DATA BLOCK start
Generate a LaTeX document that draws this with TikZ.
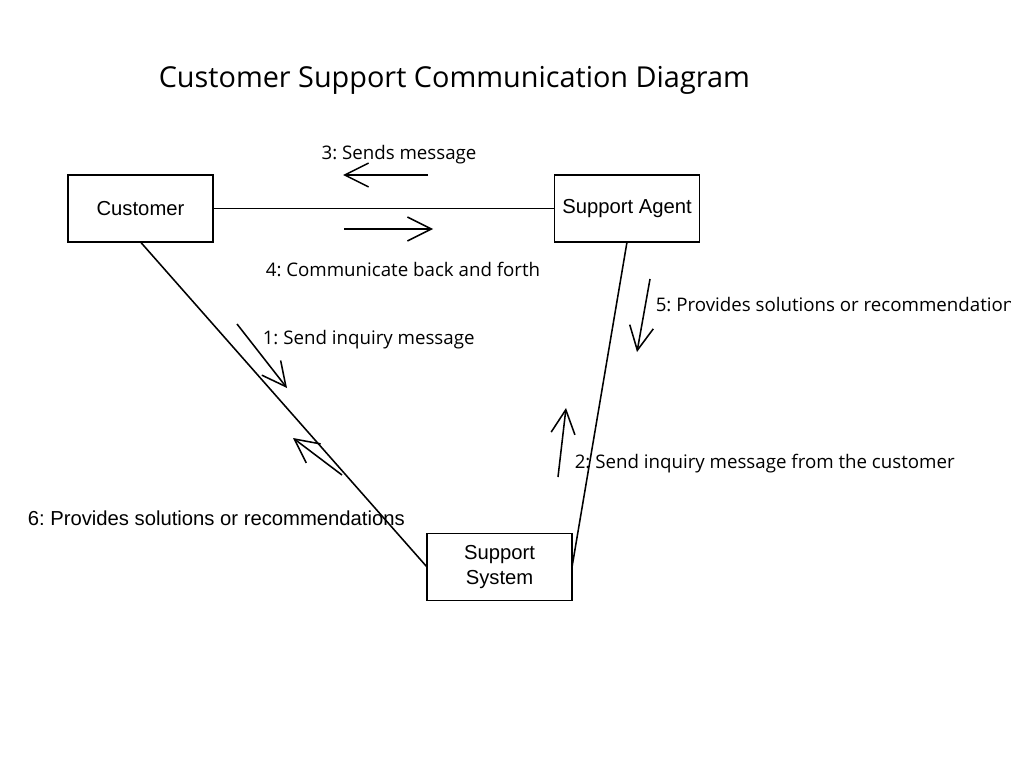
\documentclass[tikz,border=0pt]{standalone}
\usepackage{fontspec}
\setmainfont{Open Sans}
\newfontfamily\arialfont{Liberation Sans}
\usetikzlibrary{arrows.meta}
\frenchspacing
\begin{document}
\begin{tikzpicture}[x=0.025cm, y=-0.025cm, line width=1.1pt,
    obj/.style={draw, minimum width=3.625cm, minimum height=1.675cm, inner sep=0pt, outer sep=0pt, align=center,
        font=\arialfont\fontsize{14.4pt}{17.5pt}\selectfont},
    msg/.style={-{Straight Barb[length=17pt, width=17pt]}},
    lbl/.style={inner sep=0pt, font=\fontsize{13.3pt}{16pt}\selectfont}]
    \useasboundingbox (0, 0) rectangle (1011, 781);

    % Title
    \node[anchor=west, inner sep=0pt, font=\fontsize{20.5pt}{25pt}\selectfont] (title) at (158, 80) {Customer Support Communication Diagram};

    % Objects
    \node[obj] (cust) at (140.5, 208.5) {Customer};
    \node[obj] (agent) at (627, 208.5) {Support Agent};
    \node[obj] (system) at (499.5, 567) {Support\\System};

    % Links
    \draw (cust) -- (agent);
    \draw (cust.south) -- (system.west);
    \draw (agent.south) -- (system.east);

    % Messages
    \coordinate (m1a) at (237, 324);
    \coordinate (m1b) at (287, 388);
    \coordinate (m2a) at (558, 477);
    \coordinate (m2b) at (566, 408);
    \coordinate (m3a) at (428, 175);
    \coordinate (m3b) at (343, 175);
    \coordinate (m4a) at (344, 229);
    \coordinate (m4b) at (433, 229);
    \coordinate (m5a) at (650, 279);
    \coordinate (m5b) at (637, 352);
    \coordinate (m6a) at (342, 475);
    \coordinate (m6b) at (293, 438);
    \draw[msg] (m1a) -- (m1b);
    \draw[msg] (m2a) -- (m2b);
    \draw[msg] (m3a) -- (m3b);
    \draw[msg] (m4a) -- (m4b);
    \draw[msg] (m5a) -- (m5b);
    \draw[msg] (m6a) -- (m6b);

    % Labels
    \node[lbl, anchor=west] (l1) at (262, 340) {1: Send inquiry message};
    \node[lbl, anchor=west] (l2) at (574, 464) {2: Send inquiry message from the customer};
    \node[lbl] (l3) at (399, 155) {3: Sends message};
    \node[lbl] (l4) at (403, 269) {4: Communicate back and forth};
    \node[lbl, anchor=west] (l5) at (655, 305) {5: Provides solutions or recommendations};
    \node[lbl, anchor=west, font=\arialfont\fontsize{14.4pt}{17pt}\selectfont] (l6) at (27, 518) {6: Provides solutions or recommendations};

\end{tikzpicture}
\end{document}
DATA BLOCK end
● EXERCISE AIM:
Transcribe the whole listing, character for character, but not its images.

● SOLUTION FOR THIS EXERCISE:
Generate a LaTeX document that draws this with TikZ.
\documentclass[tikz,border=0pt]{standalone}
\usepackage{fontspec}
\setmainfont{Open Sans}
\newfontfamily\arialfont{Liberation Sans}
\usetikzlibrary{arrows.meta}
\frenchspacing
\begin{document}
\begin{tikzpicture}[x=0.025cm, y=-0.025cm, line width=1.1pt,
    obj/.style={draw, minimum width=3.625cm, minimum height=1.675cm, inner sep=0pt, outer sep=0pt, align=center,
        font=\arialfont\fontsize{14.4pt}{17.5pt}\selectfont},
    msg/.style={-{Straight Barb[length=17pt, width=17pt]}},
    lbl/.style={inner sep=0pt, font=\fontsize{13.3pt}{16pt}\selectfont}]
    \useasboundingbox (0, 0) rectangle (1011, 781);

    % Title
    \node[anchor=west, inner sep=0pt, font=\fontsize{20.5pt}{25pt}\selectfont] (title) at (158, 80) {Customer Support Communication Diagram};

    % Objects
    \node[obj] (cust) at (140.5, 208.5) {Customer};
    \node[obj] (agent) at (627, 208.5) {Support Agent};
    \node[obj] (system) at (499.5, 567) {Support\\System};

    % Links
    \draw (cust) -- (agent);
    \draw (cust.south) -- (system.west);
    \draw (agent.south) -- (system.east);

    % Messages
    \coordinate (m1a) at (237, 324);
    \coordinate (m1b) at (287, 388);
    \coordinate (m2a) at (558, 477);
    \coordinate (m2b) at (566, 408);
    \coordinate (m3a) at (428, 175);
    \coordinate (m3b) at (343, 175);
    \coordinate (m4a) at (344, 229);
    \coordinate (m4b) at (433, 229);
    \coordinate (m5a) at (650, 279);
    \coordinate (m5b) at (637, 352);
    \coordinate (m6a) at (342, 475);
    \coordinate (m6b) at (293, 438);
    \draw[msg] (m1a) -- (m1b);
    \draw[msg] (m2a) -- (m2b);
    \draw[msg] (m3a) -- (m3b);
    \draw[msg] (m4a) -- (m4b);
    \draw[msg] (m5a) -- (m5b);
    \draw[msg] (m6a) -- (m6b);

    % Labels
    \node[lbl, anchor=west] (l1) at (262, 340) {1: Send inquiry message};
    \node[lbl, anchor=west] (l2) at (574, 464) {2: Send inquiry message from the customer};
    \node[lbl] (l3) at (399, 155) {3: Sends message};
    \node[lbl] (l4) at (403, 269) {4: Communicate back and forth};
    \node[lbl, anchor=west] (l5) at (655, 305) {5: Provides solutions or recommendations};
    \node[lbl, anchor=west, font=\arialfont\fontsize{14.4pt}{17pt}\selectfont] (l6) at (27, 518) {6: Provides solutions or recommendations};

\end{tikzpicture}
\end{document}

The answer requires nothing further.